Trust deficit

Trust deficit

Why do we let celebs make us believe a product or service is good for us. Tobbacco, shoddily built real-estate and automobiles, terribly crafted educational and fitness offerings, gambling, ponzi schemes, steel products, sugar-laden aerated beverages, ‘functional’ health drinks, booze posing as soda, music records and bravery awards.

Celebrities have an incredibly dicey track record. They will advocate for anyone who will pay them enough. Even when they have very little expertise or competence to vouch for the thing they are being paid to advocate for.

But yet when a celeb tells you something is good for you, your mind automatically thinks this person who can hit a ball really hard or has a really pretty smile must have my best interests in mind when they’re asking me to part with my hard earned money or time.

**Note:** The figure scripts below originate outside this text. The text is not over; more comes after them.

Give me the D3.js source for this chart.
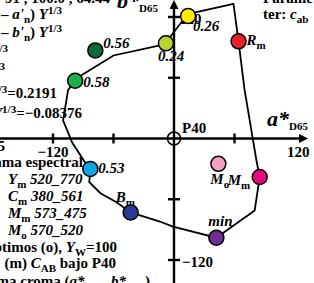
<!DOCTYPE html>
<html>
<meta charset="utf-8">
<head>
<title>Gama croma</title>
<style>
body { margin: 0; background: #fff; }
text { font-family: "Liberation Serif", "Times New Roman", serif; font-weight: bold; font-size: 15px; }
.curve { fill: none; stroke: #000; stroke-width: 1.8px; }
.axis { stroke: #000; stroke-width: 2.4px; }
</style>
</head>
<body>
<script src="https://d3js.org/d3.v7.min.js"></script>
<script>

// chroma loop (a*, b*) under P40
var curveA = [14, 19, 59, 64, 70, 82, 85, 80, 42, -1, -14, -43, -57, -73, -84, -83, -88, -101, -110, -105, -98, -91, -60, -14, -8, -4, 9];
var curveB = [121, 124, 133, 96, 48, -23, -38, -71, -98, -87, -82, -73, -63, -54, -43, -30, -24, -4, 18, 48, 57, 63, 82, 92, 94, 100, 117];

// marked colours
var ptNames = ["0.56", "0.58", "0.24", "0.26", "Rm", "0.53", "Mo", "Mm", "Bm", "min"];
var ptA = [-78, -98, -8, 14, 64, -83, 44, 85, -43, 42];
var ptB = [87, 57, 94, 121, 96, -30, -25, -38, -73, -98];
var ptColors = ["#0b6a3c", "#18b14b", "#b9d431", "#ffec00", "#e8212b", "#12a6e6", "#f1a0c4", "#e5097f", "#2b3896", "#702f8e"];

var xTicks = [-120, -60, 60];
var yTicks = [120, 60, -60, -120];

var width = 314, height = 283;

var x = d3.scaleLinear().domain([-120, 120]).range([53, 295]);
var y = d3.scaleLinear().domain([-120, 120]).range([260, 17]);

var svg = d3.select("body").append("svg")
  .attr("width", width)
  .attr("height", height);

// text with italic / sub / sup pieces
function rich(px, py, parts, anchor) {
  var t = svg.append("text").attr("x", px).attr("y", py).attr("text-anchor", anchor || "start");
  var shift = 0;
  parts.forEach(function(p) {
    var s = t.append("tspan").text(p.t);
    var want = p.sub ? 4 : (p.sup ? -5 : 0);
    s.attr("dy", want - shift);
    shift = want;
    if (p.sub || p.sup) s.style("font-size", (p.fs || 11) + "px");
    if (p.i) s.style("font-style", "italic");
    if (p.big) s.style("font-size", p.big + "px");
  });
  return t;
}

// axes
svg.append("line").attr("class", "axis")
  .attr("x1", 0).attr("x2", x(126)).attr("y1", y(0)).attr("y2", y(0));
svg.append("line").attr("class", "axis")
  .attr("x1", x(0)).attr("x2", x(0)).attr("y1", height).attr("y2", y(130));
svg.append("path")
  .attr("d", "M" + (x(126) + 7) + "," + y(0) + "l-9,-4.5v9z");
svg.append("path")
  .attr("d", "M" + x(0) + "," + (y(130) - 7) + "l-4.5,9h9z");

svg.selectAll(".xt").data(xTicks).enter().append("line").attr("class", "axis")
  .attr("x1", d => x(d)).attr("x2", d => x(d))
  .attr("y1", y(0) - 5).attr("y2", y(0) + 5);
svg.selectAll(".yt").data(yTicks).enter().append("line").attr("class", "axis")
  .attr("x1", x(0) - 6).attr("x2", x(0) + 6)
  .attr("y1", d => y(d)).attr("y2", d => y(d));

rich(x(-120), 157, [{t: "−120"}], "middle");
rich(x(0) + 8, y(-120) + 7, [{t: "−120"}]);
rich(x(0) + 5, y(120) + 7, [{t: "120"}]);
rich(287, 157, [{t: "120"}]);
rich(267, 126, [{t: "a*", i: 1, big: 22}, {t: "D65", sub: 1, fs: 11}]);
rich(117, 8, [{t: "b*", i: 1, big: 22}, {t: "D65", sub: 1, fs: 11}]);

// P40 marker
svg.append("circle").attr("cx", x(0)).attr("cy", y(0)).attr("r", 6.5)
  .attr("fill", "none").attr("stroke", "#000").attr("stroke-width", 1.6);
rich(x(0) + 8, y(0) - 6, [{t: "P40"}]);

// loop
var loop = d3.line()
  .x(function(d, i) { return x(d); })
  .y(function(d, i) { return y(curveB[i]); })
  .curve(d3.curveLinearClosed);
svg.append("path").attr("class", "curve").attr("d", loop(curveA));

svg.selectAll(".pt").data(ptNames).enter().append("circle")
  .attr("cx", (d, i) => x(ptA[i]))
  .attr("cy", (d, i) => y(ptB[i]))
  .attr("r", 7.5)
  .attr("fill", (d, i) => ptColors[i])
  .attr("stroke", "#000").attr("stroke-width", 1.5);

// point labels
function px(i) { return x(ptA[i]); }
function py(i) { return y(ptB[i]); }
rich(px(0) + 8, py(0) - 2, [{t: "0.56", i: 1}]);
rich(px(1) + 8, py(1) + 6, [{t: "0.58", i: 1}]);
rich(px(2) - 8, py(2) + 18, [{t: "0.24", i: 1}]);
rich(px(3) + 5, py(3) + 15, [{t: "0.26", i: 1}]);
rich(px(4) + 8, py(4) + 4, [{t: "R", i: 1}, {t: "m", sub: 1}]);
rich(px(5) + 8, py(5) + 4, [{t: "0.53", i: 1}]);
rich(px(6) - 8, py(6) + 20, [{t: "M", i: 1}, {t: "o", sub: 1}]);
rich(px(7) - 32, py(7) + 8, [{t: "M", i: 1}, {t: "m", sub: 1}]);
rich(px(8) - 15, py(8) - 10, [{t: "B", i: 1}, {t: "m", sub: 1}]);
rich(px(9) - 8, py(9) - 12, [{t: "min", i: 1}]);

// notes, left side
rich(110, 3, [{t: "91 , 100.0 , 64.44"}], "end");
rich(62, 19, [{t: "– "}, {t: "a'", i: 1}, {t: "n", sub: 1}, {t: ") "}, {t: "Y", i: 1}, {t: "1/3", sup: 1}], "end");
rich(62, 37, [{t: "– "}, {t: "b'", i: 1}, {t: "n", sub: 1}, {t: ") "}, {t: "Y", i: 1}, {t: "1/3", sup: 1}], "end");
rich(8, 57, [{t: "Y", i: 1}, {t: "1/3", sup: 1}], "end");
rich(5, 75, [{t: "Y", i: 1}, {t: "1/3", sup: 1}], "end");
rich(57, 98, [{t: "Y", i: 1}, {t: "1/3", sup: 1}, {t: "=0.2191"}], "end");
rich(82, 118, [{t: "Y", i: 1}, {t: "1/3", sup: 1}, {t: "=−0.08376"}], "end");
rich(5, 151, [{t: "5"}], "end");
rich(83, 167, [{t: "gama espectral"}], "end");
rich(8, 184, [{t: "Y", i: 1}, {t: "m", sub: 1}, {t: " 520_770", i: 1}]);
rich(8, 201, [{t: "C", i: 1}, {t: "m", sub: 1}, {t: " 380_561", i: 1}]);
rich(8, 218, [{t: "M", i: 1}, {t: "m", sub: 1}, {t: " 573_475", i: 1}]);
rich(8, 235, [{t: "M", i: 1}, {t: "o", sub: 1}, {t: " 570_520", i: 1}]);
rich(117, 252, [{t: "óptimos (o), "}, {t: "Y", i: 1}, {t: "W", sub: 1}, {t: "=100"}], "end");
rich(116, 268, [{t: "(m) "}, {t: "C", i: 1}, {t: "AB", sub: 1}, {t: " bajo P40"}], "end");
rich(150, 286, [{t: "gama croma ("}, {t: "a*", i: 1}, {t: "D65", sub: 1}, {t: ", "}, {t: "b*", i: 1}, {t: "D65", sub: 1}, {t: ")"}], "end");

// notes, right top
rich(263, 3, [{t: "Parame-"}]);
rich(263, 19, [{t: "ter: "}, {t: "c", i: 1}, {t: "ab", sub: 1}]);

</script>
</body>
</html>
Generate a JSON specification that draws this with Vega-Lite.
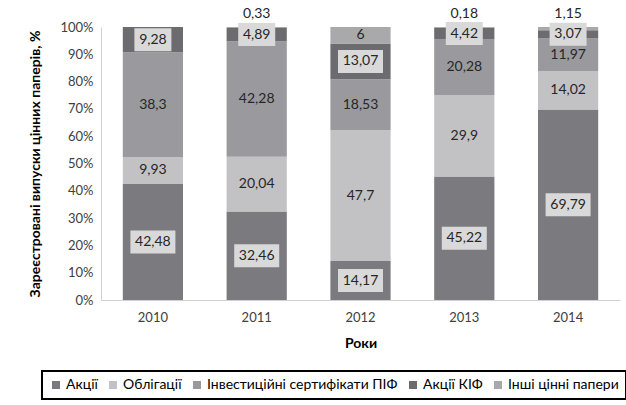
{
  "$schema": "https://vega.github.io/schema/vega-lite/v6.json",
  "width": 519,
  "height": 273,
  "autosize": {"type": "none"},
  "padding": {"left": 101, "top": 27, "right": 6, "bottom": 105},
  "background": "white",
  "config": {
    "font": "Lato",
    "view": {"stroke": null},
    "axis": {"labelColor": "#404040", "titleColor": "#000000", "domainColor": "#d0d0d0", "ticks": false, "grid": false, "labelFontSize": 13, "titleFontSize": 14, "titleFontWeight": "bold", "labelOverlap": false},
    "legend": {"strokeWidth": 2}
  },
  "data": {
    "values": [
      {"year": "2010", "series": "Акції", "value": 42.48},
      {"year": "2010", "series": "Облігації", "value": 9.93},
      {"year": "2010", "series": "Інвестиційні сертифікати ПІФ", "value": 38.3},
      {"year": "2010", "series": "Акції КІФ", "value": 9.28},
      {"year": "2011", "series": "Акції", "value": 32.46},
      {"year": "2011", "series": "Облігації", "value": 20.04},
      {"year": "2011", "series": "Інвестиційні сертифікати ПІФ", "value": 42.28},
      {"year": "2011", "series": "Акції КІФ", "value": 4.89},
      {"year": "2011", "series": "Інші цінні папери", "value": 0.33},
      {"year": "2012", "series": "Акції", "value": 14.17},
      {"year": "2012", "series": "Облігації", "value": 47.7},
      {"year": "2012", "series": "Інвестиційні сертифікати ПІФ", "value": 18.53},
      {"year": "2012", "series": "Акції КІФ", "value": 13.07},
      {"year": "2012", "series": "Інші цінні папери", "value": 6},
      {"year": "2013", "series": "Акції", "value": 45.22},
      {"year": "2013", "series": "Облігації", "value": 29.9},
      {"year": "2013", "series": "Інвестиційні сертифікати ПІФ", "value": 20.28},
      {"year": "2013", "series": "Акції КІФ", "value": 4.42},
      {"year": "2013", "series": "Інші цінні папери", "value": 0.18},
      {"year": "2014", "series": "Акції", "value": 69.79},
      {"year": "2014", "series": "Облігації", "value": 14.02},
      {"year": "2014", "series": "Інвестиційні сертифікати ПІФ", "value": 11.97},
      {"year": "2014", "series": "Акції КІФ", "value": 3.07},
      {"year": "2014", "series": "Інші цінні папери", "value": 1.15}
    ]
  },
  "transform": [
    {"calculate": "indexof(['Акції','Облігації','Інвестиційні сертифікати ПІФ','Акції КІФ','Інші цінні папери'], datum.series)", "as": "ord"},
    {"stack": "value", "groupby": ["year"], "sort": [{"field": "ord", "order": "ascending"}], "offset": "normalize", "as": ["y0", "y1"]},
    {"calculate": "(datum.y0 + datum.y1) / 2", "as": "mid"},
    {"calculate": "replace(toString(datum.value), '.', ',')", "as": "label"}
  ],
  "encoding": {
    "x": {
      "field": "year", "type": "nominal",
      "scale": {"paddingInner": 0.42, "paddingOuter": 0.21},
      "axis": {"title": "Роки", "labelAngle": 0, "labelPadding": 11, "titlePadding": 12}
    }
  },
  "layer": [
    {
      "mark": {"type": "bar"},
      "encoding": {
        "y": {"field": "y0", "type": "quantitative", "scale": {"domain": [0, 1]},
          "axis": {"title": "Зареєстровані випуски цінних паперів, %", "format": ".0%", "values": [0, 0.1, 0.2, 0.3, 0.4, 0.5, 0.6, 0.7, 0.8, 0.9, 1], "labelOverlap": false, "labelPadding": 8, "titlePadding": 17}},
        "y2": {"field": "y1"},
        "color": {
          "field": "series", "type": "nominal",
          "scale": {
            "domain": ["Акції", "Облігації", "Інвестиційні сертифікати ПІФ", "Акції КІФ", "Інші цінні папери"],
            "range": ["#7b7b7f", "#c2c2c5", "#9a9a9e", "#6c6c70", "#a9a9ac"]
          },
          "legend": {
            "title": null, "orient": "none", "legendX": -59, "legendY": 344,
            "direction": "horizontal", "strokeColor": "#000000", "padding": 7,
            "symbolType": "square", "symbolSize": 64, "symbolStrokeWidth": 0,
            "labelFontSize": 14, "labelColor": "#000000", "columnPadding": 8, "labelOffset": 3, "labelLimit": 400
          }
        }
      }
    },
    {
      "transform": [
        {"filter": "(datum.series == 'Акції' || datum.series == 'Акції КІФ') && length(datum.label) == 4"}
      ],
      "mark": {"type": "point", "shape": "M-1,-0.622L1,-0.622L1,0.622L-1,0.622Z", "filled": true, "color": "#d9d9da", "opacity": 1, "size": 1369},
      "encoding": {"y": {"field": "mid", "type": "quantitative", "axis": {"title": "Зареєстровані випуски цінних паперів, %", "format": ".0%", "values": [0, 0.1, 0.2, 0.3, 0.4, 0.5, 0.6, 0.7, 0.8, 0.9, 1], "labelOverlap": false, "labelPadding": 8, "titlePadding": 17}}}
    },
    {
      "transform": [
        {"filter": "(datum.series == 'Акції' || datum.series == 'Акції КІФ') && length(datum.label) == 5"}
      ],
      "mark": {"type": "point", "shape": "M-1,-0.511L1,-0.511L1,0.511L-1,0.511Z", "filled": true, "color": "#d9d9da", "opacity": 1, "size": 2025},
      "encoding": {"y": {"field": "mid", "type": "quantitative", "axis": {"title": "Зареєстровані випуски цінних паперів, %", "format": ".0%", "values": [0, 0.1, 0.2, 0.3, 0.4, 0.5, 0.6, 0.7, 0.8, 0.9, 1], "labelOverlap": false, "labelPadding": 8, "titlePadding": 17}}}
    },
    {
      "transform": [{"filter": "!(datum.series == 'Інші цінні папери' && datum.value < 2)"}],
      "mark": {"type": "text", "fontSize": 14, "color": "#262626"},
      "encoding": {"y": {"field": "mid", "type": "quantitative", "axis": {"title": "Зареєстровані випуски цінних паперів, %", "format": ".0%", "values": [0, 0.1, 0.2, 0.3, 0.4, 0.5, 0.6, 0.7, 0.8, 0.9, 1], "labelOverlap": false, "labelPadding": 8, "titlePadding": 17}}, "text": {"field": "label"}}
    },
    {
      "transform": [{"filter": "datum.series == 'Інші цінні папери' && datum.value < 2"}],
      "mark": {"type": "text", "fontSize": 14, "color": "#262626", "dy": -13},
      "encoding": {"y": {"field": "y1", "type": "quantitative", "axis": {"title": "Зареєстровані випуски цінних паперів, %", "format": ".0%", "values": [0, 0.1, 0.2, 0.3, 0.4, 0.5, 0.6, 0.7, 0.8, 0.9, 1], "labelOverlap": false, "labelPadding": 8, "titlePadding": 17}}, "text": {"field": "label"}}
    }
  ]
}
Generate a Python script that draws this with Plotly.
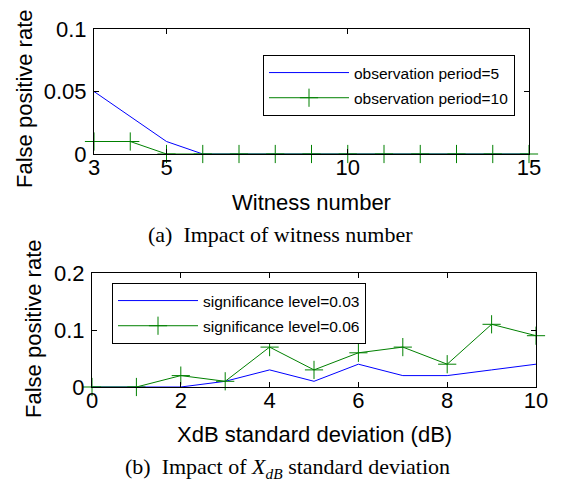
import plotly.graph_objects as go

# ---- data: (a) Impact of witness number ----
witness_number = [3, 4, 5, 6, 7, 8, 9, 10, 11, 12, 13, 14, 15]
fpr_obs5 = [0.05, 0.03, 0.01, 0, 0, 0, 0, 0, 0, 0, 0, 0, 0]
fpr_obs10 = [0.01, 0.01, 0, 0, 0, 0, 0, 0, 0, 0, 0, 0, 0]

# ---- data: (b) Impact of XdB standard deviation ----
xdb_std = [0, 1, 2, 3, 4, 5, 6, 7, 8, 9, 10]
fpr_sig003 = [0, 0, 0, 0.01, 0.03, 0.01, 0.04, 0.02, 0.02, 0.03, 0.04]
fpr_sig006 = [0, 0, 0.02, 0.01, 0.07, 0.03, 0.06, 0.07, 0.04, 0.11, 0.09]

x_ticks_a = [3, 5, 10, 15]
y_ticks_a = [0, 0.05, 0.1]
y_ticklabels_a = ["0", "0.05", "0.1"]
x_ticks_b = [0, 2, 4, 6, 8, 10]
y_ticks_b = [0, 0.1, 0.2]
y_ticklabels_b = ["0", "0.1", "0.2"]

BLUE = "rgb(0,0,255)"
GREEN = "rgb(0,128,0)"
SANS = "Liberation Sans, Arial, sans-serif"
SERIF = "Liberation Serif, Times New Roman, serif"
OFF = 8  # page body margin
W, H = 563 - OFF, 486 - OFF

fig = go.Figure()

fig.add_trace(go.Scatter(x=witness_number, y=fpr_obs5, mode="lines",
                         name="observation period=5", line=dict(color=BLUE, width=1),
                         xaxis="x", yaxis="y", legend="legend", legendgroup="a1",
                         cliponaxis=False))
fig.add_trace(go.Scatter(x=witness_number, y=fpr_obs10, mode="lines+markers",
                         name="observation period=10", line=dict(color=GREEN, width=1),
                         marker=dict(symbol="cross-thin", size=13, color=GREEN,
                                     line=dict(color=GREEN, width=1)),
                         xaxis="x", yaxis="y", legend="legend", legendgroup="a2",
                         cliponaxis=False))
fig.add_trace(go.Scatter(x=xdb_std, y=fpr_sig003, mode="lines",
                         name="significance level=0.03", line=dict(color=BLUE, width=1),
                         xaxis="x2", yaxis="y2", legend="legend2", legendgroup="b1",
                         cliponaxis=False))
fig.add_trace(go.Scatter(x=xdb_std, y=fpr_sig006, mode="lines+markers",
                         name="significance level=0.06", line=dict(color=GREEN, width=1),
                         marker=dict(symbol="cross-thin", size=13, color=GREEN,
                                     line=dict(color=GREEN, width=1)),
                         xaxis="x2", yaxis="y2", legend="legend2", legendgroup="b2",
                         cliponaxis=False))

def px_x(p):
    return (p - OFF) / W

def px_y(p):
    return 1 - (p - OFF) / H

axis_common = dict(showline=True, linecolor="black", linewidth=1, mirror="ticks",
                   ticks="inside", ticklen=5, tickcolor="black", tickwidth=1,
                   showgrid=False, zeroline=False, automargin=False,
                   tickfont=dict(family=SANS, size=22, color="black"))
xaxis_extra = dict(ticklabelstandoff=-6)
yaxis_extra = dict(ticklabelstandoff=2)

legend_common = dict(xanchor="left", yanchor="top",
                     bordercolor="black", borderwidth=1, bgcolor="white",
                     font=dict(family=SANS, size=15.5, color="black"),
                     traceorder="grouped", tracegroupgap=2, itemwidth=80)

fig.update_layout(
    width=W, height=H,
    margin=dict(l=0, r=0, t=0, b=0, pad=0, autoexpand=False),
    paper_bgcolor="white", plot_bgcolor="white",
    showlegend=True,
    xaxis=dict(domain=[px_x(94), px_x(529)], range=[3, 15], tickvals=x_ticks_a,
               anchor="y", **axis_common, **xaxis_extra),
    yaxis=dict(domain=[px_y(154), px_y(29)], range=[0, 0.1], tickvals=y_ticks_a,
               ticktext=y_ticklabels_a, anchor="x", **axis_common, **yaxis_extra),
    xaxis2=dict(domain=[px_x(92), px_x(536)], range=[0, 10], tickvals=x_ticks_b,
                anchor="y2", **axis_common, **xaxis_extra),
    yaxis2=dict(domain=[px_y(387), px_y(273)], range=[0, 0.2], tickvals=y_ticks_b,
                ticktext=y_ticklabels_b, anchor="x2", **axis_common, **yaxis_extra),
    legend=dict(x=px_x(263), y=px_y(55), **legend_common),
    legend2=dict(x=px_x(112), y=px_y(283), **legend_common),
)

annotations = [
    dict(text="False positive rate", x=px_x(25), y=px_y(99), textangle=-90),
    dict(text="Witness number", x=px_x(311), y=px_y(202)),
    dict(text="False positive rate", x=px_x(33), y=px_y(329), textangle=-90),
    dict(text="XdB standard deviation (dB)", x=px_x(314), y=px_y(434)),
]
for a in annotations:
    fig.add_annotation(xref="paper", yref="paper", showarrow=False,
                       xanchor="center", yanchor="middle",
                       font=dict(family=SANS, size=22, color="black"), **a)

fig.add_annotation(text="(a)  Impact of witness number", xref="paper", yref="paper",
                   x=px_x(280), y=px_y(234), showarrow=False, xanchor="center",
                   yanchor="middle", font=dict(family=SERIF, size=22, color="black"))
fig.add_annotation(text="(b)  Impact of <i>X</i><sub><i>dB</i></sub> standard deviation",
                   xref="paper", yref="paper",
                   x=px_x(287), y=px_y(468), showarrow=False, xanchor="center",
                   yanchor="middle", font=dict(family=SERIF, size=22, color="black"))

fig.write_html("out.html")
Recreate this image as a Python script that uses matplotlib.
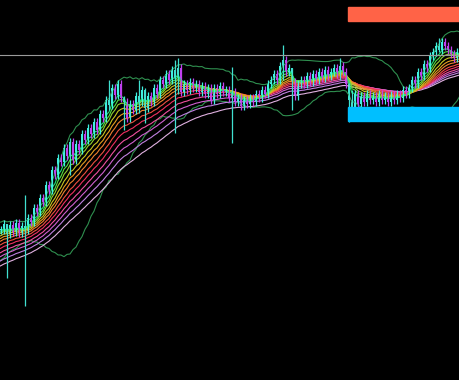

Why we extrapolate on-screen screen charisma or on-field competence to enlightened consumer advocate baffles me.

Takeaway


It should be a red-flag for you when a company or service hires a famous person to vouch for the product or service. Celebrities have done little to earn the privilege to tell you that something is well built, well constructed, thoughtfully made, ethically sourced or suitable for your consumption. They have routinely displayed the quality of being amenable to saying or doing whatever the highest bidder demands. And there is almost no evidence that any of them actually use the products and services they vouch for.